E os atos indignos foram se somando em cascata. O general decidiu que a pasta não mais divulgaria o total de mortos. Foi obrigado, depois, a recuar. Pôs para circular uma espécie de protocolo para o tratamento precoce. Recentemente, a pasta extremou o feito lançando um aplicativo que recomendava os remédios inúteis de Bolsonaro a qualquer um que alegasse ter sintomas que poderiam ser de Covid-19. Teve de retirar do ar.

Mobilizou um grupo de médicos para pressionar o serviço de atendimento de Saúde do Amazonas a adotar o que chamo de "Kit Homicídio". Sobram indícios de que sabia da crise de oxigênio no Estado e de que demorou para agir. Em companhia do chefe, era uma espécie de militante contra o distanciamento social. Chegou a assinar o protocolo de compra de doses da Coronavac e depois roeu a corda. Entrou tarde na disputa mundial pelas vacinas e recusou a oferta da Pfizer, que propôs vender ao país 70 milhões de doses até o fim deste ano. Um lote de três milhões poderia ter sido entregue ainda em 2020.

Da presença em um ato golpista ao desastre na gestão da Saúde, o general passou por todos os estágios da incompetência.

Ocorre que ele nunca foi ministro da Saúde. Era um mero executor das sandices de Bolsonaro e chamava a sua atuação de "missão". A julgar por sua entrevista-pronunciamento desta segunda, ficaria no cargo até o fim dos dias. Segundo seus critérios, foi competente. Afinal, ele mesmo definiu a relação: "Um manda, o outro obedece".

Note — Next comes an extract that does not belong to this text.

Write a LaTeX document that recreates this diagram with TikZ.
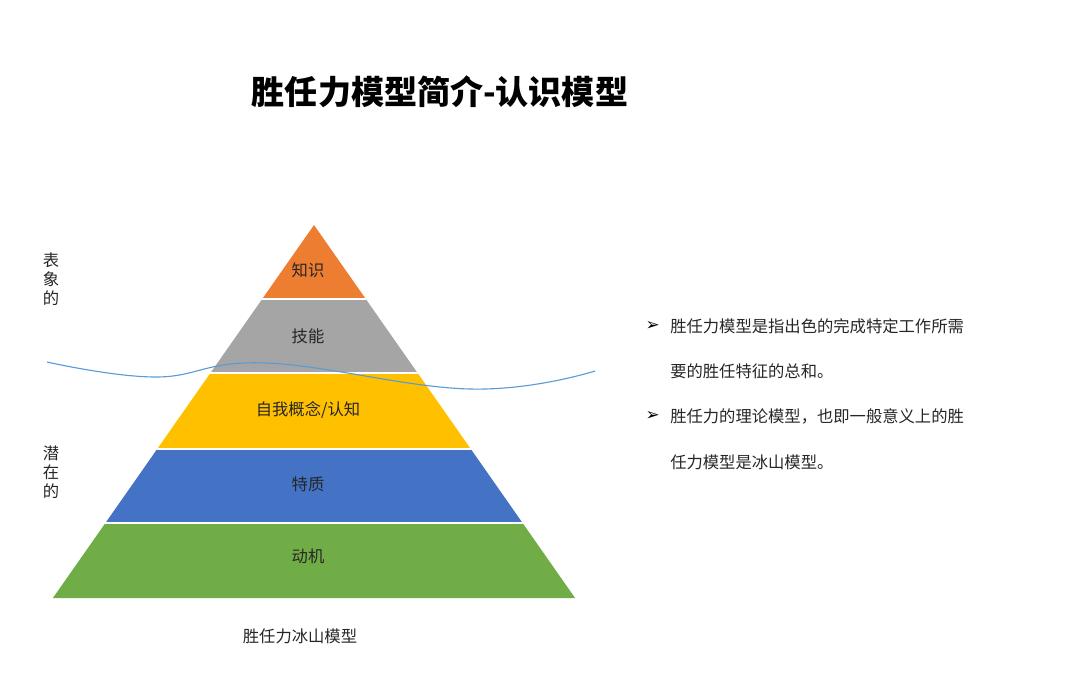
\documentclass[tikz,border=0pt]{standalone}
\usepackage{fontspec}
\usepackage{tikz}
\usetikzlibrary{
    positioning
}
\setmainfont{Noto Sans CJK SC}
\newfontfamily\arrowfont{DejaVu Sans}

\definecolor{zhishiorange}{HTML}{ED7D31}
\definecolor{jinenggray}{HTML}{A5A5A5}
\definecolor{gainianyellow}{HTML}{FFC000}
\definecolor{tezhiblue}{HTML}{4472C4}
\definecolor{dongjigreen}{HTML}{70AD47}
\definecolor{wavecolor}{HTML}{5B9BD5}
\definecolor{inkgray}{HTML}{262626}

\tikzset{
    layertext/.style={
        font=\fontsize{11.6}{14}\selectfont,
        text=inkgray,
        inner sep=0pt
    },
    sidetext/.style={
        font=\fontsize{11.6}{13.6}\selectfont,
        text=inkgray,
        align=center,
        inner sep=0pt
    },
    bullettext/.style={
        font=\fontsize{11.6}{14}\selectfont,
        text=inkgray,
        anchor=west,
        inner sep=0pt
    },
    bulletmark/.style={
        font=\arrowfont\bfseries\fontsize{12}{13}\selectfont,
        text=black,
        inner sep=0pt
    },
    waterline/.style={
        draw=wavecolor,
        line width=0.8pt
    }
}

\begin{document}
\begin{tikzpicture}[
    x=0.025cm,
    y=-0.025cm
]
    \useasboundingbox (0,0) rectangle (1080,680);

    % Titulo
    \node[font=\fontsize{23.5}{28}\selectfont\bfseries, text=black]
        (titulo) at (440,92) {胜任力模型简介-认识模型};

    % Capas de la piramide
    \foreach \ytop/\ybot/\col/\ylab/\name/\txt in {
        225/299/zhishiorange/270/zhishi/{知识},
        299/373/jinenggray/336/jineng/{技能},
        373/449/gainianyellow/410/gainian/{自我概念/认知},
        449/523/tezhiblue/484/tezhi/{特质},
        523/598/dongjigreen/556/dongji/{动机}}
    {
        \fill[\col]
            ({314-0.7*(\ytop-225)},\ytop) -- ({314+0.7*(\ytop-225)},\ytop)
            -- ({314+0.7*(\ybot-225)},\ybot) -- ({314-0.7*(\ybot-225)},\ybot)
            -- cycle;
        \draw[white, line width=1.3pt]
            ({314-0.7*(\ytop-225)},\ytop) -- ({314+0.7*(\ytop-225)},\ytop);
        \node[layertext] (\name) at (308,\ylab) {\txt};
    }

    % Linea de agua
    \draw[waterline]
        plot[smooth, tension=0.7] coordinates {
            (47,362) (155,377) (266,363) (470,389) (595,371)
        };

    % Etiquetas laterales
    \node[sidetext] (biaoxiang) at (51,279) {表\\象\\的};
    \node[sidetext] (qianzai)   at (51,472) {潜\\在\\的};

    % Pie
    \node[layertext] (pie) at (300,636) {胜任力冰山模型};

    % Texto a la derecha
    \node[bullettext] (linea1) at (670,326) {胜任力模型是指出色的完成特定工作所需};
    \node[bullettext] (linea2) at (670,371) {要的胜任特征的总和。};
    \node[bullettext] (linea3) at (670,416) {胜任力的理论模型，也即一般意义上的胜};
    \node[bullettext] (linea4) at (670,462) {任力模型是冰山模型。};
    \node[bulletmark, left=10 of linea1] (marca1) {➢};
    \node[bulletmark, left=10 of linea3] (marca2) {➢};

\end{tikzpicture}
\end{document}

Deixa o Ministério da Saúde investigado num inquérito, que tramita no Supremo. Sem foro especial, o caso deve migrar para a primeira instância. A depender do acirramento da crise, será muito difícil a Rodrigo Pacheco (DEM-MG), presidente do Senado, impedir a instalação de uma CPI da Covid-19.

Pazuello é defenestrado em meio à segunda onda da pandemia, a que ele e o presidente deram de ombros, causando uma devastação no sistema de Saúde e matando como nunca.

No pronunciamento de ontem, uma de suas primeiras frases foi esta: "Hoje, o Brasil pode se orgulhar".

Será que lá pelas bandas das Forças Armadas se aprendeu alguma lição?